[Task prompt] Take each line containing the word "with" and copy it.

[Dataset]

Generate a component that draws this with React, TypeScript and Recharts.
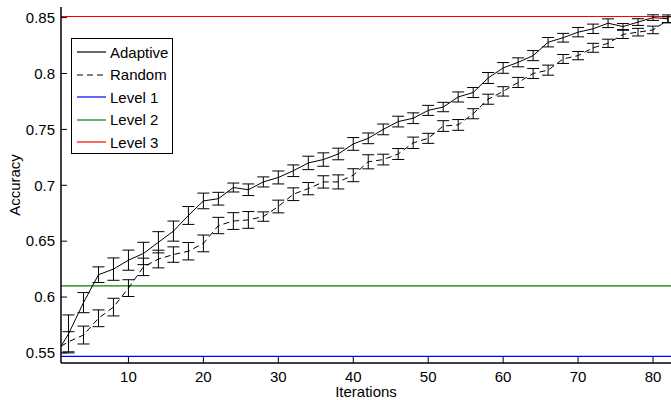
import React from "react";
import {
  LineChart,
  Line,
  XAxis,
  YAxis,
  ErrorBar,
  ReferenceLine,
  Legend,
} from "recharts";

const FONT = "'Liberation Sans', Arial, Helvetica, sans-serif";

// iterations where the means were recorded (error bars on even iterations)
const iterations = [
  1, 2, 4, 6, 8, 10, 12, 14, 16, 18, 20, 22, 24, 26, 28, 30, 32, 34, 36, 38, 40,
  42, 44, 46, 48, 50, 52, 54, 56, 58, 60, 62, 64, 66, 68, 70, 72, 74, 76, 78, 80, 82,
];

const adaptiveMean = [
  0.556, 0.567, 0.595, 0.62, 0.625, 0.633, 0.639, 0.649, 0.659, 0.673, 0.686,
  0.688, 0.698, 0.696, 0.703, 0.707, 0.713, 0.72, 0.723, 0.728, 0.737, 0.742,
  0.75, 0.757, 0.76, 0.767, 0.77, 0.779, 0.783, 0.796, 0.805, 0.81, 0.816,
  0.828, 0.832, 0.837, 0.84, 0.845, 0.842, 0.846, 0.85, 0.849,
];

const adaptiveErr = [
  null, 0.017, 0.009, 0.007, 0.01, 0.009, 0.01, 0.0095, 0.009, 0.008, 0.007,
  0.0057, 0.004, 0.0052, 0.0045, 0.0058, 0.0052, 0.006, 0.006, 0.0052, 0.0057,
  0.0048, 0.0048, 0.0048, 0.0048, 0.0045, 0.0042, 0.0045, 0.0045, 0.0049,
  0.0048, 0.004, 0.0045, 0.0042, 0.0039, 0.0042, 0.0042, 0.0039, 0.0027, 0.003,
  0.0025, 0.0034,
];

const randomMean = [
  0.556, 0.56, 0.566, 0.581, 0.591, 0.608, 0.627, 0.634, 0.638, 0.641, 0.648,
  0.664, 0.668, 0.669, 0.672, 0.681, 0.692, 0.697, 0.703, 0.703, 0.709, 0.721,
  0.723, 0.728, 0.738, 0.742, 0.753, 0.754, 0.764, 0.777, 0.784, 0.792, 0.8,
  0.803, 0.813, 0.816, 0.823, 0.827, 0.835, 0.837, 0.839, 0.848,
];

const randomErr = [
  null, 0.009, 0.008, 0.0075, 0.0079, 0.0075, 0.0078, 0.0079, 0.0069, 0.0078,
  0.0075, 0.0073, 0.0075, 0.0075, 0.0042, 0.0057, 0.0057, 0.0055, 0.0055,
  0.0063, 0.0058, 0.0063, 0.0048, 0.0049, 0.0051, 0.0045, 0.0048, 0.0048,
  0.0045, 0.0045, 0.0042, 0.0045, 0.0045, 0.0045, 0.004, 0.0037, 0.004, 0.0037,
  0.0037, 0.0034, 0.0034, 0.0027,
];

const LEVEL_1 = 0.547;
const LEVEL_2 = 0.61;
const LEVEL_3 = 0.851;

const X_TICKS = [10, 20, 30, 40, 50, 60, 70, 80];
const Y_TICKS = [0.55, 0.6, 0.65, 0.7, 0.75, 0.8, 0.85];
const X_DOMAIN = [1, 82.4];
const Y_DOMAIN = [0.541, 0.8595];

const legendItems = [
  { name: "Adaptive", color: "#000000", dash: undefined },
  { name: "Random", color: "#000000", dash: "6 4" },
  { name: "Level 1", color: "#0000ff", dash: undefined },
  { name: "Level 2", color: "#008000", dash: undefined },
  { name: "Level 3", color: "#ff0000", dash: undefined },
];

const data = iterations.map((x, i) => ({
  x,
  adaptive: adaptiveMean[i],
  adaptiveErr: adaptiveErr[i],
  random: randomMean[i],
  randomErr: randomErr[i],
}));

const LegendBox = () => (
  <div
    style={{
      boxSizing: "border-box",
      width: 102,
      height: 116,
      border: "1px solid #000",
      background: "#fff",
      padding: "2px 0 0 5px",
      fontFamily: FONT,
      fontSize: 15,
      color: "#000",
    }}
  >
    {legendItems.map((item) => (
      <div
        key={item.name}
        style={{ display: "flex", alignItems: "center", height: 22.5 }}
      >
        <svg width={29} height={10} style={{ marginRight: 4 }}>
          <line
            x1={0}
            y1={5}
            x2={29}
            y2={5}
            stroke={item.color}
            strokeWidth={1.2}
            strokeDasharray={item.dash}
          />
        </svg>
        <span>{item.name}</span>
      </div>
    ))}
  </div>
);

const tickStyle = { fontSize: 15, fill: "#000", fontFamily: FONT };

const App = () => {
  return (
    <div style={{ position: "absolute", left: 0, top: 0, background: "#fff" }}>
      <LineChart
        width={671}
        height={400}
        data={data}
        margin={{ top: 7, right: 0, left: 0, bottom: 0 }}
      >
        <XAxis
          dataKey="x"
          type="number"
          domain={X_DOMAIN}
          ticks={X_TICKS}
          allowDataOverflow
          height={37}
          tickSize={-6}
          tickMargin={14}
          tick={tickStyle}
          axisLine={{ stroke: "#000", strokeWidth: 1.5 }}
          tickLine={{ stroke: "#000" }}
          label={{
            value: "Iterations",
            position: "insideBottom",
            offset: 3,
            fontSize: 15,
            fill: "#000",
            fontFamily: FONT,
          }}
        />
        <XAxis
          xAxisId="top"
          orientation="top"
          type="number"
          domain={X_DOMAIN}
          ticks={X_TICKS}
          allowDataOverflow
          height={0}
          tickSize={-6}
          tick={false}
          axisLine={{ stroke: "#000", strokeWidth: 1.5 }}
          tickLine={{ stroke: "#000" }}
        />
        <YAxis
          type="number"
          domain={Y_DOMAIN}
          ticks={Y_TICKS}
          allowDataOverflow
          width={61}
          tickSize={-6}
          tickMargin={12}
          tick={tickStyle}
          axisLine={{ stroke: "#000", strokeWidth: 1.5 }}
          tickLine={{ stroke: "#000" }}
          label={{
            value: "Accuracy",
            angle: -90,
            position: "insideLeft",
            offset: 15,
            fontSize: 15,
            fill: "#000",
            fontFamily: FONT,
            style: { textAnchor: "middle" },
          }}
        />
        <YAxis
          yAxisId="right"
          orientation="right"
          type="number"
          domain={Y_DOMAIN}
          ticks={Y_TICKS}
          allowDataOverflow
          width={0}
          tickSize={-6}
          tick={false}
          axisLine={{ stroke: "#000", strokeWidth: 1.5 }}
          tickLine={{ stroke: "#000" }}
        />
        <ReferenceLine y={LEVEL_1} stroke="#0000ff" strokeWidth={1.2} />
        <ReferenceLine y={LEVEL_2} stroke="#008000" strokeWidth={1.2} />
        <ReferenceLine y={LEVEL_3} stroke="#ff0000" strokeWidth={1.2} />
        <Line
          type="linear"
          dataKey="adaptive"
          name="Adaptive"
          stroke="#000"
          strokeWidth={1}
          dot={false}
          isAnimationActive={false}
        >
          <ErrorBar
            dataKey="adaptiveErr"
            direction="y"
            width={6}
            stroke="#000"
            strokeWidth={1}
            isAnimationActive={false}
          />
        </Line>
        <Line
          type="linear"
          dataKey="random"
          name="Random"
          stroke="#000"
          strokeWidth={1}
          strokeDasharray="6 4"
          dot={false}
          isAnimationActive={false}
        >
          <ErrorBar
            dataKey="randomErr"
            direction="y"
            width={6}
            stroke="#000"
            strokeWidth={1}
            isAnimationActive={false}
          />
        </Line>
        <Legend
          layout="vertical"
          align="center"
          verticalAlign="middle"
          wrapperStyle={{ left: 71, top: 38, width: 102 }}
          content={<LegendBox />}
        />
      </LineChart>
    </div>
  );
};

export default App;
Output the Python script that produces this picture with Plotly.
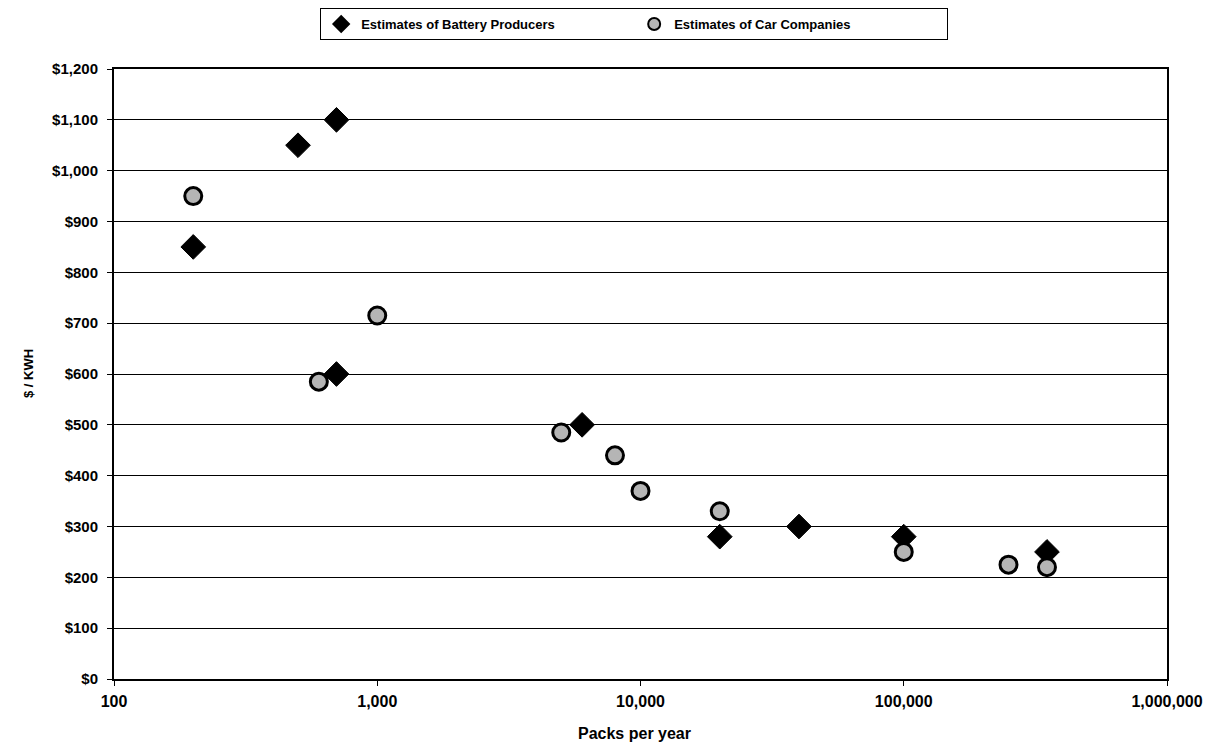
import plotly.graph_objects as go

battery_x = [200, 500, 700, 700, 6000, 20000, 40000, 100000, 350000]
battery_y = [850, 1050, 1100, 600, 500, 280, 300, 280, 250]
car_x = [200, 600, 1000, 5000, 8000, 10000, 20000, 100000, 250000, 350000]
car_y = [950, 585, 715, 485, 440, 370, 330, 250, 225, 220]

x_ticks = [100, 1000, 10000, 100000, 1000000]
x_tick_labels = ["100", "1,000", "10,000", "100,000", "1,000,000"]
y_ticks = list(range(0, 1300, 100))
y_tick_labels = ["$0", "$100", "$200", "$300", "$400", "$500", "$600",
                 "$700", "$800", "$900", "$1,000", "$1,100", "$1,200"]

font_family = "Liberation Sans, Arial, sans-serif"

fig = go.Figure()
fig.add_trace(go.Scatter(
    x=battery_x, y=battery_y, mode="markers",
    name="Estimates of Battery Producers",
    marker=dict(symbol="diamond", size=19, color="black",
                line=dict(color="black", width=1)),
))
fig.add_trace(go.Scatter(
    x=car_x, y=car_y, mode="markers",
    name="Estimates of Car Companies",
    marker=dict(symbol="circle", size=17, color="#b5b5b5",
                line=dict(color="black", width=3)),
))

fig.update_layout(
    width=1207, height=736,
    margin=dict(l=106, r=48, t=61, b=65, autoexpand=False),
    paper_bgcolor="white", plot_bgcolor="white",
    font=dict(family=font_family, size=12, color="black"),
    showlegend=True,
    legend=dict(
        orientation="h", x=0.494, xanchor="center",
        y=1.0, yref="container", yanchor="top",
        bordercolor="black", borderwidth=1,
        font=dict(family=font_family, size=13, color="black", weight="bold"),
        entrywidth=268, entrywidthmode="pixels",
        itemsizing="constant", itemwidth=30,
    ),
    xaxis=dict(
        type="log", range=[2, 6], automargin=False,
        tickvals=x_ticks, ticktext=x_tick_labels,
        showgrid=False, zeroline=False,
        showline=True, linecolor="black", linewidth=2, mirror=True,
        ticks="outside", ticklen=5, tickcolor="black",
        ticklabelstandoff=2,
        tickfont=dict(family=font_family, size=16, color="black", weight="bold"),
    ),
    yaxis=dict(
        range=[0, 1200], automargin=False,
        tickvals=y_ticks, ticktext=y_tick_labels,
        showgrid=True, gridcolor="black", gridwidth=1,
        zeroline=False,
        showline=True, linecolor="black", linewidth=2, mirror=True,
        ticks="outside", ticklen=5, tickcolor="black",
        ticklabelstandoff=6,
        tickfont=dict(family=font_family, size=15, color="black", weight="bold"),
    ),
    annotations=[
        dict(text="<b>Packs per year</b>", xref="paper", yref="paper",
             x=0.494, y=0, yshift=-54, xanchor="center", yanchor="middle",
             showarrow=False, font=dict(family=font_family, size=16, color="black")),
        dict(text="<b>$ / KWH</b>", xref="paper", yref="paper",
             x=0, xshift=-86, y=0.5, xanchor="center", yanchor="middle",
             textangle=-90, showarrow=False,
             font=dict(family=font_family, size=13, color="black")),
    ],
)

fig.write_html("out.html")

[Output of the task]
Generate a component that draws this with React, TypeScript and Recharts.
Output the Python script that produces this picture with Plotly.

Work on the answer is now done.